On July 1, 2013, the interest rates on student loans is scheduled to double, from from the current 3.4% to 6.8%.
The House Education and Workforce Committee, controlled by Republicans, passed HR 1911,out of committee to the floor, the Smarter Solutions for Students Act (another link to the text here, and to a summary of the bill here; the Committee provides a factsheet here, and its press release here.) This bill ties the student debt interest rate to the federal reserve interest rate.
The Congressional Progressive Caucus, Representative Sinema appears to have introduced an alternative to this student loan bill, the Stability to Ensure the American Dream for Youth Act (STEADY), HR 1876.IH. This bill simply extends the current interest rate until 2017.
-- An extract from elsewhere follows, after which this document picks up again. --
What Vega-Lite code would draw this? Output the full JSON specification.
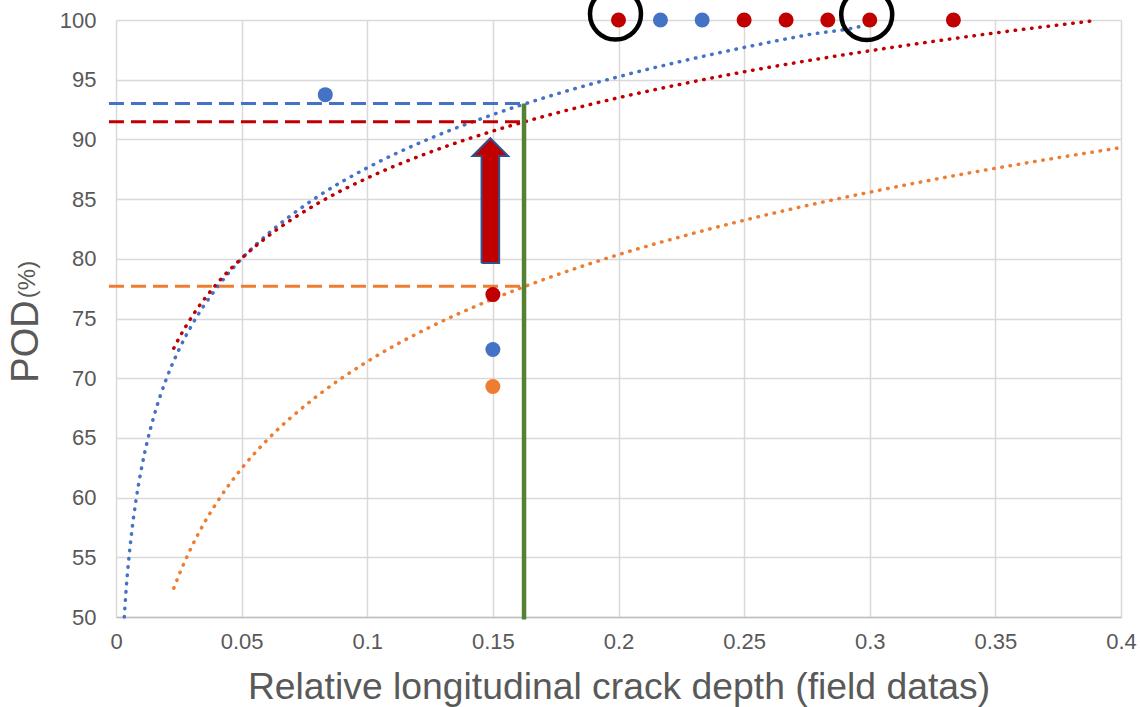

The White House has made a proposal on the issue, in the annual budget. Obama's proposal would tie student loan interest rates to the 10-year Treasury note rate, but with a lower added percentage: 0.93 percent for federal student loans, 2.93 for unsubsidized loans and 3.93 for PLUS loans. (You can't see that level of detail in the Whitehouse press release here, Here is a link to the entire budget; here is the Washington Post analysis).
There is a bill from Senator Elizabeth Warren chugging along in the Senate, S897.IS. Her interest rate would be the same as that offered to banks by the Federal Reserve. She just introduced it May 8. According to the little news item, Warren's bill is gathering support. The bill is titled the Bank on Students Loan Fairness Act, and is, like the House bill, designed to avoid the looming jump in student loan interest rates. Note that Warren's bill does not address private loans.
And there is a stop-gap measure in the Senate, jointly sponsored by Senators Jack Reed, Tom Harkin and Harry Reid, S. 953. Titled The Reed-Harkin Student Loan Affordability Act, the bill freezes the interest rate at 3.4%, and pays for the expense by closing several tax loopholes. See the press release for a nice summary. Sadly, though, the bill cannot possibly make its way through the legislative process before July 1.
While everybody seems to agree that the jump is a bad thing, there is a great gulf in how the two parties want to address the problem. The Republican solution, in the Smarter Solutions for Students Act, is to tie the interest rate to the Federal Reserve interest rate. That seems pretty benign right now, when rates are at historic lows. But that won't last for very long. And it appears these days that student loans may last longer than either marriages or mortgages!
Warren's solution cuts the student loan interest rates, and at the same time, tackles the problems of the entire student loan lending apparatus. This comes at a time when the large banks that have been major lenders in the privatized student loan arrangements are beginning to complain about default rates. Interestingly, a coalition of big banks are seeking agreement from the regulators to extend the time for borrowers to repay some loans before the lender is required to write it off. Currently, banks that extend time to borrowers may have the debt classified by regulators as a "troubled debt." Such a designation then triggers requirements that the bank maintain more of their assets on hand, rather than investing them in income-earning projects.
However, from the debtor's point of view, forbearance is not a completely positive benefit. While they may be allowed to defer payments at the time, when they don't have a job, or don't earn enough to make the payments, they will be required to pay the total owed amount in the future. And interest owed continues to mount. This means that the total cost of the loan continues to rise for the debtor who is offered forbearance!
Here is an interesting map from CNN showing which states have the most student loans delinquent by 90 days or more. It's an interesting map, and something to think about. Keep in mind that student loans are the one kind of debt that are not usually allowed to be discharged in bankruptcy. Student loans that are delinquent are treated very differently than other debts. Here is a nice short article from Time about how student debt is treated, and how that has changed over time.
If Congress does not address this trap they have created for students and their families, it will be a shame on our country. Lives are being ruined. Rather than creating upward mobility, college and higher education is trapping whole families into debt.